## [TO DO]
Without the pictures, output the lines of the material from the very first through the one that holds "0.62, 0.60, 0.45];".
*-*-*
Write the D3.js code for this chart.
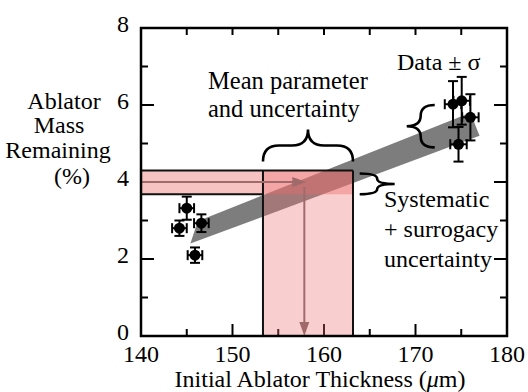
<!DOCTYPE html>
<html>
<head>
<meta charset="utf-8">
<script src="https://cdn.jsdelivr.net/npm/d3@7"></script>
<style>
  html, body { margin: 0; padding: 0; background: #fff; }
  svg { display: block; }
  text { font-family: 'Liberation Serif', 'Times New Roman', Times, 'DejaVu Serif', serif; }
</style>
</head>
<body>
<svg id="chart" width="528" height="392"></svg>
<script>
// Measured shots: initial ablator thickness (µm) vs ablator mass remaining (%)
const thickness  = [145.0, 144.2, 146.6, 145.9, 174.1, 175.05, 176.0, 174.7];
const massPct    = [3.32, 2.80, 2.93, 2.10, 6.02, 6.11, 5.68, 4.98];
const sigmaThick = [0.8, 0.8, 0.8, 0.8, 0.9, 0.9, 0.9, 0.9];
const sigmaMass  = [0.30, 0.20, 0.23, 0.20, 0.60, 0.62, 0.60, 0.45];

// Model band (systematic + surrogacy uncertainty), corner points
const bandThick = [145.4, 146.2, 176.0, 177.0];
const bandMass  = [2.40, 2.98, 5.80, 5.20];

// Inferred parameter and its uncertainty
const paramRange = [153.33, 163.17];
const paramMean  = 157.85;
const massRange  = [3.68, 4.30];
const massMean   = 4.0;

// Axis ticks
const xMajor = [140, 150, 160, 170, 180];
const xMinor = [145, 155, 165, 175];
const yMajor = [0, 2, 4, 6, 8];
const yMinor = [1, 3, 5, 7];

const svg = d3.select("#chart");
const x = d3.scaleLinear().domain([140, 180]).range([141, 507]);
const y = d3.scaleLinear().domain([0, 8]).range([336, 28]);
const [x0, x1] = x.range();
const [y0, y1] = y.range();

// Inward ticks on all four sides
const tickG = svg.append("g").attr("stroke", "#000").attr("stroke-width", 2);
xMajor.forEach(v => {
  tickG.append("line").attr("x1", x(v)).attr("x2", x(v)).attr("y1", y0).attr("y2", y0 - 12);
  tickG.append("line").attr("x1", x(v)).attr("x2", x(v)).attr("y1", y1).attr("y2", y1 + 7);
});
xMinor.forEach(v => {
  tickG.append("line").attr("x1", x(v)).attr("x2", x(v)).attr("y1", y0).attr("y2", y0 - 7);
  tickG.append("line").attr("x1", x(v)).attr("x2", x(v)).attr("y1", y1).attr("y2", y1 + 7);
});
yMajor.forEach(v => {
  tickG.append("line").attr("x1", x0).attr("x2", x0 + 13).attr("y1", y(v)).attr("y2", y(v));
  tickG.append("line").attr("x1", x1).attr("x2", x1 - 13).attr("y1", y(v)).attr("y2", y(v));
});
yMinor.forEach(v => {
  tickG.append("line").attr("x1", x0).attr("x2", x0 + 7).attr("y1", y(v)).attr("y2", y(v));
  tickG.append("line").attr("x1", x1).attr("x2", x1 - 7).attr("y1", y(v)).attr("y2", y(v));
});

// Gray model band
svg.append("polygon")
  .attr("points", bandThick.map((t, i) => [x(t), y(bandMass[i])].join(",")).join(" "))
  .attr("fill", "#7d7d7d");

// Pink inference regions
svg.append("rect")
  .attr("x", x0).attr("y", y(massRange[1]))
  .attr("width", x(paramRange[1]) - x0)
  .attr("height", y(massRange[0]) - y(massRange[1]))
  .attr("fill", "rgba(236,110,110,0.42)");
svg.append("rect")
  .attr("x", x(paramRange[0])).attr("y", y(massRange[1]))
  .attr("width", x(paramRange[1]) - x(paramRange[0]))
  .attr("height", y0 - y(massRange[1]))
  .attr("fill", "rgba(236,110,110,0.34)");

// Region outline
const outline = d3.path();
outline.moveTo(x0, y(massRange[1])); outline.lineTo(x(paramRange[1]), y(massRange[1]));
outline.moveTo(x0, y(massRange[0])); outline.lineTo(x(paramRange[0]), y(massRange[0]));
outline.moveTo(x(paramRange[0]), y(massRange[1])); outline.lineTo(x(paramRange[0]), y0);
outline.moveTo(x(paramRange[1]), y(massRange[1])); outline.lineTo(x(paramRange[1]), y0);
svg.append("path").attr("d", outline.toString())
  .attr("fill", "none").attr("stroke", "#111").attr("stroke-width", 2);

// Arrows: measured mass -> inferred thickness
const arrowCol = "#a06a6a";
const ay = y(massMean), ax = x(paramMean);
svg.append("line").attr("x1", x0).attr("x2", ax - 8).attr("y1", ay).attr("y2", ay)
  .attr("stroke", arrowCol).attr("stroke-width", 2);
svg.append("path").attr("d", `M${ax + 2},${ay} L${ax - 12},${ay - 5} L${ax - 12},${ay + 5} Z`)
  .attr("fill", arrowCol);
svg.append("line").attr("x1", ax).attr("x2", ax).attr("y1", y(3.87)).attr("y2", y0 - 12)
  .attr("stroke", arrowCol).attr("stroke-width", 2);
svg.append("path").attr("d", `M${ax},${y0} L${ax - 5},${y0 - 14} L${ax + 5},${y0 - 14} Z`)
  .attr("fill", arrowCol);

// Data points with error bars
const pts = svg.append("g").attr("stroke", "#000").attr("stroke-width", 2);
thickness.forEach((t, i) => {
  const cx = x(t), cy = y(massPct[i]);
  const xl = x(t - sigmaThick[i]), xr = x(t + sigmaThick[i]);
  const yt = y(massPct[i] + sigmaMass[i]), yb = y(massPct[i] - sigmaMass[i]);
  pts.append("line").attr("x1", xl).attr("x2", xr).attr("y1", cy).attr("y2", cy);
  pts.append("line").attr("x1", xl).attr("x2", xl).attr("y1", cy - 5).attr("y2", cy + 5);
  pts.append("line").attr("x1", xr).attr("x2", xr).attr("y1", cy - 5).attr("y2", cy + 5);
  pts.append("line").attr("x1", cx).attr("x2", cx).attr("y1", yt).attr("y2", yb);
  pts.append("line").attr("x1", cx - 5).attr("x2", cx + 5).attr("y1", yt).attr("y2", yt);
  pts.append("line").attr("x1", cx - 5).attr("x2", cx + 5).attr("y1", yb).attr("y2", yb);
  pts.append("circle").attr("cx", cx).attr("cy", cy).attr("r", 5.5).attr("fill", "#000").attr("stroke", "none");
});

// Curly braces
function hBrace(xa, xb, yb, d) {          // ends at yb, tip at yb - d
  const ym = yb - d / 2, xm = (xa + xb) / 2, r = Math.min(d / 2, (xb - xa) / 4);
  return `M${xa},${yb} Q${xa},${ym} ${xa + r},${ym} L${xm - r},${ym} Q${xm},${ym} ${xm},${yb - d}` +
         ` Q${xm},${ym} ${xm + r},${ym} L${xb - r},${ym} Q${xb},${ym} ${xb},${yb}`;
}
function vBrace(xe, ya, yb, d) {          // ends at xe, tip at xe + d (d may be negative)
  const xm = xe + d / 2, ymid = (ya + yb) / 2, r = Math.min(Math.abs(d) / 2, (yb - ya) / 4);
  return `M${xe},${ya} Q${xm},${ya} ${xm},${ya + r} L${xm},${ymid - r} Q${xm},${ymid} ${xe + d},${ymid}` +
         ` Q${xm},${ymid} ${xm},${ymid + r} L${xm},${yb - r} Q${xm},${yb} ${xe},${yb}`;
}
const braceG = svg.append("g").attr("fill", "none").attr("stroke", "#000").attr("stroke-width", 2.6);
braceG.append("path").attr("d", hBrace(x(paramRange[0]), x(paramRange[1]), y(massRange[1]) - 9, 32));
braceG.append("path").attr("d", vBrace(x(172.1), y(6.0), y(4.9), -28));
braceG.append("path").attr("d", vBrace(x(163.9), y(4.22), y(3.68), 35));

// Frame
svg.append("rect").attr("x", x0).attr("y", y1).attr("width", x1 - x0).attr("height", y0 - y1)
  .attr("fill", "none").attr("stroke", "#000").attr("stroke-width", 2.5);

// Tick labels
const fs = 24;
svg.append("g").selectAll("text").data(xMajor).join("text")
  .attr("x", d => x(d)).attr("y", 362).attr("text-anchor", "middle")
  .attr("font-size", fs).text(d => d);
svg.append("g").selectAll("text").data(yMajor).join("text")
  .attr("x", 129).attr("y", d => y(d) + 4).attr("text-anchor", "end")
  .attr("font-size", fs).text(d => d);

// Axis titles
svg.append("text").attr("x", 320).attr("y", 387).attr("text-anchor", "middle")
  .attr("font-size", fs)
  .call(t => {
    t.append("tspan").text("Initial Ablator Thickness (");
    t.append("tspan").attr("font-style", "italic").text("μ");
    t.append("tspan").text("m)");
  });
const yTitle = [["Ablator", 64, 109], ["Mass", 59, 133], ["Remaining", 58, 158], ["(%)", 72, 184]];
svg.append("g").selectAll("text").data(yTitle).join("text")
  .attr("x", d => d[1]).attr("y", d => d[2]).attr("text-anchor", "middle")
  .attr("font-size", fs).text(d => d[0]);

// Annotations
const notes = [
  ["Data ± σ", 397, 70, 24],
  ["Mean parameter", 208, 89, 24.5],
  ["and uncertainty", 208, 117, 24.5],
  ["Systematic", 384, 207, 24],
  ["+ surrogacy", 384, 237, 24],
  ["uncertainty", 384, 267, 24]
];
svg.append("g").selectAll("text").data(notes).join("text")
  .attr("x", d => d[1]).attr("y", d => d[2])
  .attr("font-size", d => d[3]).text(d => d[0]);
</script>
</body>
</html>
*-*-*
## [EXERCISE ANSWER]
Write the D3.js code for this chart.
<!DOCTYPE html>
<html>
<head>
<meta charset="utf-8">
<script src="https://cdn.jsdelivr.net/npm/d3@7"></script>
<style>
  html, body { margin: 0; padding: 0; background: #fff; }
  svg { display: block; }
  text { font-family: 'Liberation Serif', 'Times New Roman', Times, 'DejaVu Serif', serif; }
</style>
</head>
<body>
<svg id="chart" width="528" height="392"></svg>
<script>
// Measured shots: initial ablator thickness (µm) vs ablator mass remaining (%)
const thickness  = [145.0, 144.2, 146.6, 145.9, 174.1, 175.05, 176.0, 174.7];
const massPct    = [3.32, 2.80, 2.93, 2.10, 6.02, 6.11, 5.68, 4.98];
const sigmaThick = [0.8, 0.8, 0.8, 0.8, 0.9, 0.9, 0.9, 0.9];
const sigmaMass  = [0.30, 0.20, 0.23, 0.20, 0.60, 0.62, 0.60, 0.45];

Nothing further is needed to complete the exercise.